I had been eyeing this series for such a long time, it always crops up whenever I’m looking up crime mystery series to check out. Well I finally picked it up as a book to read whenever I was on break at work and it certainly didn’t disappoint: Guido Brunetti is an interesting character, smart and good at what he does. A different side to Venice comes to life in this novel as Brunetti investigates the death of a well-known conductor, plunging the commissario into the world of music and art and the shadows of the Second World War. It was interesting to follow Brunetti in the case as he navigates through an intricate cast of characters from Wellauer’s life and work, figuring out who had the motive to kill the maestro. I don’t know if I’ll get around to read the rest of the books in this series (as it’s a bit of a long one), but this book was an excellent introduction to Guido Brunetti, his life, his Venice, and his mode of case-solving. Definitely worth checking out if you’re into this the crime mystery genre and you like your mysteries set in Italy.

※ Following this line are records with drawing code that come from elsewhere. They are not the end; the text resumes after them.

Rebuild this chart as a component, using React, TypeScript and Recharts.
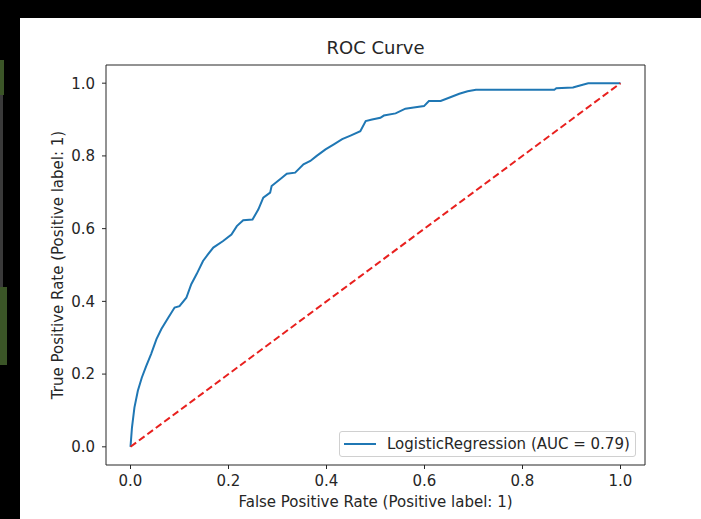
import React from 'react'
import { LineChart, Line, XAxis, YAxis, ReferenceArea } from 'recharts'

// ROC points (false positive rate, true positive rate)
const fpr = [
  0, 0.003, 0.008, 0.015, 0.023, 0.032, 0.042, 0.053, 0.063, 0.077, 0.09, 0.1, 0.114, 0.124, 0.135, 0.148,
  0.158, 0.169, 0.189, 0.206, 0.217, 0.23, 0.249, 0.261, 0.271, 0.285, 0.288, 0.309, 0.319, 0.336, 0.353,
  0.367, 0.38, 0.398, 0.415, 0.432, 0.449, 0.469, 0.48, 0.493, 0.51, 0.517, 0.541, 0.561, 0.578, 0.599,
  0.609, 0.633, 0.654, 0.671, 0.688, 0.705, 0.865, 0.869, 0.903, 0.91, 0.934, 1.0,
]
const tpr = [
  0, 0.053, 0.108, 0.154, 0.19, 0.222, 0.255, 0.296, 0.324, 0.355, 0.383, 0.387, 0.41, 0.447, 0.475, 0.511,
  0.529, 0.548, 0.566, 0.584, 0.607, 0.623, 0.625, 0.653, 0.685, 0.699, 0.717, 0.74, 0.751, 0.754, 0.777,
  0.786, 0.8, 0.818, 0.832, 0.846, 0.856, 0.868, 0.896, 0.9, 0.905, 0.911, 0.917, 0.93, 0.933, 0.937,
  0.951, 0.951, 0.962, 0.971, 0.978, 0.982, 0.982, 0.986, 0.988, 0.991, 1.0, 1.0,
]
const chanceX = [0, 1]
const chanceY = [0, 1]
const ticks = [0, 0.2, 0.4, 0.6, 0.8, 1.0]

const title = 'ROC Curve'
const xLabel = 'False Positive Rate (Positive label: 1)'
const yLabel = 'True Positive Rate (Positive label: 1)'
const seriesName = 'LogisticRegression (AUC = 0.79)'

const roc = fpr.map((x, i) => ({ x, y: tpr[i] }))
const chance = chanceX.map((x, i) => ({ x, y: chanceY[i] }))

const font = '"DejaVu Sans", sans-serif'
const ink = '#262626'

function LegendBox() {
  return (
    <div
      style={{
        position: 'absolute',
        left: 339,
        top: 431,
        width: 295,
        height: 24,
        border: '1px solid #d0d0d0',
        borderRadius: 3,
        background: 'rgba(255,255,255,0.8)',
        display: 'flex',
        alignItems: 'center',
        fontFamily: font,
        fontSize: 15,
        color: ink,
      }}
    >
      <div style={{ marginLeft: 4, width: 32, height: 2, background: '#1f77b4' }} />
      <span style={{ marginLeft: 11, whiteSpace: 'nowrap' }}>{seriesName}</span>
    </div>
  )
}

export default function App() {
  return (
    <div style={{ position: 'absolute', left: 0, top: 0, width: 701, height: 519, background: '#000', overflow: 'hidden' }}>
      <div style={{ position: 'absolute', left: 20, top: 18, right: 0, bottom: 0, background: '#fff' }} />
      <div style={{ position: 'absolute', left: 0, top: 60, width: 4, height: 35, background: '#3b5527' }} />
      <div style={{ position: 'absolute', left: 0, top: 95, width: 3, height: 192, background: '#3a3a3a' }} />
      <div style={{ position: 'absolute', left: 0, top: 287, width: 7, height: 78, background: '#3b5527' }} />
      <div
        style={{
          position: 'absolute',
          left: 106,
          width: 539,
          top: 37,
          textAlign: 'center',
          fontFamily: font,
          fontSize: 18,
          color: ink,
        }}
      >
        {title}
      </div>
      <div style={{ position: 'absolute', left: 0, top: 0 }}>
        <LineChart width={701} height={519} margin={{ top: 65, right: 56, bottom: 24, left: 56 }}>
          <XAxis
            dataKey="x"
            type="number"
            domain={[-0.05, 1.05]}
            ticks={ticks}
            tickFormatter={(v: number) => v.toFixed(1)}
            axisLine={false}
            tickSize={4}
            tickMargin={6}
            height={30}
            tickLine={{ stroke: ink }}
            tick={{ fill: ink, fontSize: 15, fontFamily: font }}
            label={{ value: xLabel, position: 'center', dy: 22, fill: ink, fontSize: 15, fontFamily: font }}
          />
          <YAxis
            dataKey="y"
            type="number"
            domain={[-0.05, 1.05]}
            ticks={ticks}
            tickFormatter={(v: number) => v.toFixed(1)}
            axisLine={false}
            tickSize={4}
            tickMargin={7}
            width={50}
            tickLine={{ stroke: ink }}
            tick={{ fill: ink, fontSize: 15, fontFamily: font }}
            label={{ value: yLabel, position: 'center', angle: -90, dx: -23, fill: ink, fontSize: 15, fontFamily: font }}
          />
          <ReferenceArea x1={-0.05} x2={1.05} y1={-0.05} y2={1.05} fill="none" fillOpacity={0} stroke={ink} strokeWidth={1} />
          <Line
            data={roc}
            dataKey="y"
            stroke="#1f77b4"
            strokeWidth={2}
            dot={false}
            isAnimationActive={false}
          />
          <Line
            data={chance}
            dataKey="y"
            stroke="#e8201e"
            strokeWidth={2}
            strokeDasharray="7 3.5"
            dot={false}
            isAnimationActive={false}
          />
        </LineChart>
      </div>
      <LegendBox />
    </div>
  )
}
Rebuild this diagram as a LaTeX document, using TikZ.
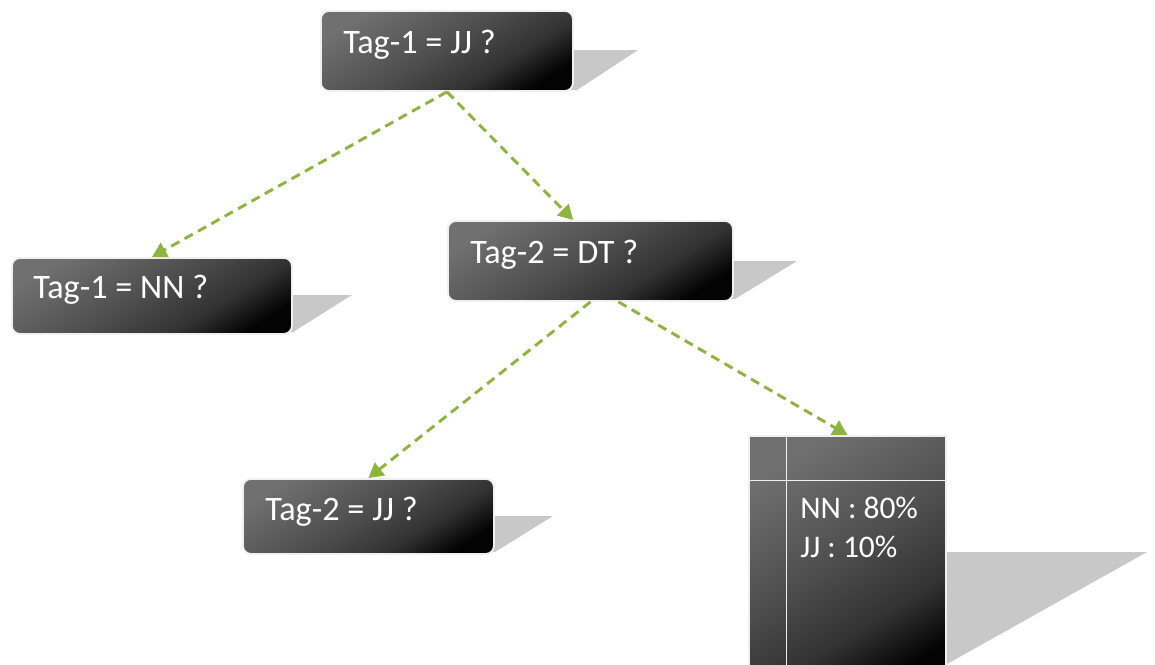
\documentclass[tikz,border=0pt]{standalone}
\usepackage{fontspec}
\setmainfont{Carlito}
\usetikzlibrary{arrows.meta,calc}
\definecolor{arrowgreen}{HTML}{8DB43F}
\definecolor{shadowgray}{HTML}{C8C8C8}
\definecolor{shA}{HTML}{030303}
\definecolor{shB}{HTML}{323232}
\definecolor{shC}{HTML}{4E4E4E}
\definecolor{shD}{HTML}{707070}
\definecolor{boxedge}{HTML}{F0F0F0}
\pgfdeclareverticalshading{boxshade}{100bp}{color(0bp)=(shA); color(24bp)=(shA); color(36bp)=(shB); color(52bp)=(shC); color(76bp)=(shD); color(100bp)=(shD)}
\begin{document}
\begin{tikzpicture}[x=0.75pt,y=-0.75pt,
  darkbox/.style={draw=boxedge, line width=1.4pt, rounded corners=6pt,
    shading=boxshade, shading angle=32,
    anchor=north west, inner sep=0pt},
  tablebox/.style={draw=boxedge, line width=1.4pt,
    shading=boxshade, shading angle=32,
    anchor=north west, inner sep=0pt},
  boxtext/.style={anchor=base west, inner sep=0pt, text=white, font=\fontsize{25.7}{30}\selectfont},
  celltext/.style={anchor=base west, inner sep=0pt, text=white, font=\fontsize{23.6}{28}\selectfont},
  conn/.style={draw=arrowgreen, line width=2.2pt, dash pattern=on 7pt off 4.5pt,
    -{Triangle[length=11pt,width=12pt]}},
  divider/.style={draw=boxedge, line width=1.4pt}
]
\useasboundingbox (0,0) rectangle (1155,664);

% shadows
\fill[shadowgray] (560,50) -- (638,50) -- (577,90) -- (560,90) -- cycle;
\fill[shadowgray] (280,295) -- (352,295) -- (293,332) -- (280,332) -- cycle;
\fill[shadowgray] (720,261) -- (797,261) -- (735,299) -- (720,299) -- cycle;
\fill[shadowgray] (480,516) -- (553,516) -- (495,552) -- (480,552) -- cycle;
\fill[shadowgray] (930,552) -- (1147,552) -- (947,664) -- (930,664) -- cycle;

% boxes
\node[darkbox, minimum width=189pt, minimum height=60pt] (b1) at (320,10) {};
\node[darkbox, minimum width=210pt, minimum height=57pt] (b2) at (11,257) {};
\node[darkbox, minimum width=213.75pt, minimum height=60pt] (b3) at (447,220) {};
\node[darkbox, minimum width=188.25pt, minimum height=56.25pt] (b4) at (242,478) {};
\node[tablebox, minimum width=147.75pt, minimum height=190pt] (tbl) at (748,435) {};

% table dividers
\coordinate (vtop) at (786.5,435);
\coordinate (vbot) at (786.5,680);
\coordinate (hl) at (748,480.5);
\coordinate (hr) at (945,480.5);
\draw[divider] (vtop) -- (vbot);
\draw[divider] (hl) -- (hr);

% texts
\node[boxtext] (t1) at (343,53) {Tag-1 = JJ ?};
\node[boxtext] (t2) at (33,298) {Tag-1 = NN ?};
\node[boxtext] (t3) at (470,263) {Tag-2 = DT ?};
\node[boxtext] (t4) at (265,520) {Tag-2 = JJ ?};
\node[celltext] (c1) at (800,518) {NN : 80\%};
\node[celltext] (c2) at (800,557) {JJ : 10\%};

% connectors
\draw[conn] (b1.south) -- (b2.north);
\draw[conn] (b1.south) -- ([xshift=-13pt]b3.north);
\draw[conn] (b3.south) -- (b4.north);
\draw[conn] ([xshift=21pt]b3.south) -- (tbl.north);
\end{tikzpicture}
\end{document}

Just Send Me Word: A True Story of Love and Survival in a Gulag
By: Orlando Figes
Format/Source: Hardback; my purchase
“I went to get the letters for our friends, and couldn’t help but feel a little envious, I didn’t expect anything for myself. And suddenly—there was my name, and, as if it was alive, your handwriting.”
In 1946, after five years as a prisoner—first as a Soviet POW in Nazi concentration camps, then as a deportee (falsely accused of treason) in the Arctic Gulag—twenty-nine-year-old Lev Mishchenko unexpectedly received a letter from Sveta, the sweetheart he had hardly dared hope was still alive. Amazingly, over the next eight years the lovers managed to exchange more than 1,500 messages, and even to smuggle Sveta herself into the camp for secret meetings. Their recently discovered correspondence is the only known real-time record of life in Stalin’s Gulag, unmediated and uncensored.
I have a bit of a long history with Orlando Figes’ works. I was introduced to his work in undergrad when my undergraduate Soviet History supervisor recommended his book The Whisperers: Private Life in Stalin’s Russia for my undergrad independent paper (for this interested, my thesis was on private life at the height of the Great Terror of the late 1930s). Not only was that book immensely useful for my research but it was one of my inspirations to continue my studies into Soviet Russian history at grad school. Another one of his books, Natasha’s Dance: A Cultural History of Russia, was incredibly useful when I was working on my Master’s research. Suffice to say I highly recommend his books, the topics are fascinating but they are also quite accessible; you don’t have to be specialising in the field to understand what he’s writing about.
Anyway, I was greatly interesting in this book when it was released: much of it took place in the immediate postwar period (ka-ching! My area of study), it had to do with surviving the gulag (very tough subject) and the fact that it’s uncensored means we’re bound to get a very frank view of exactly what is happening there.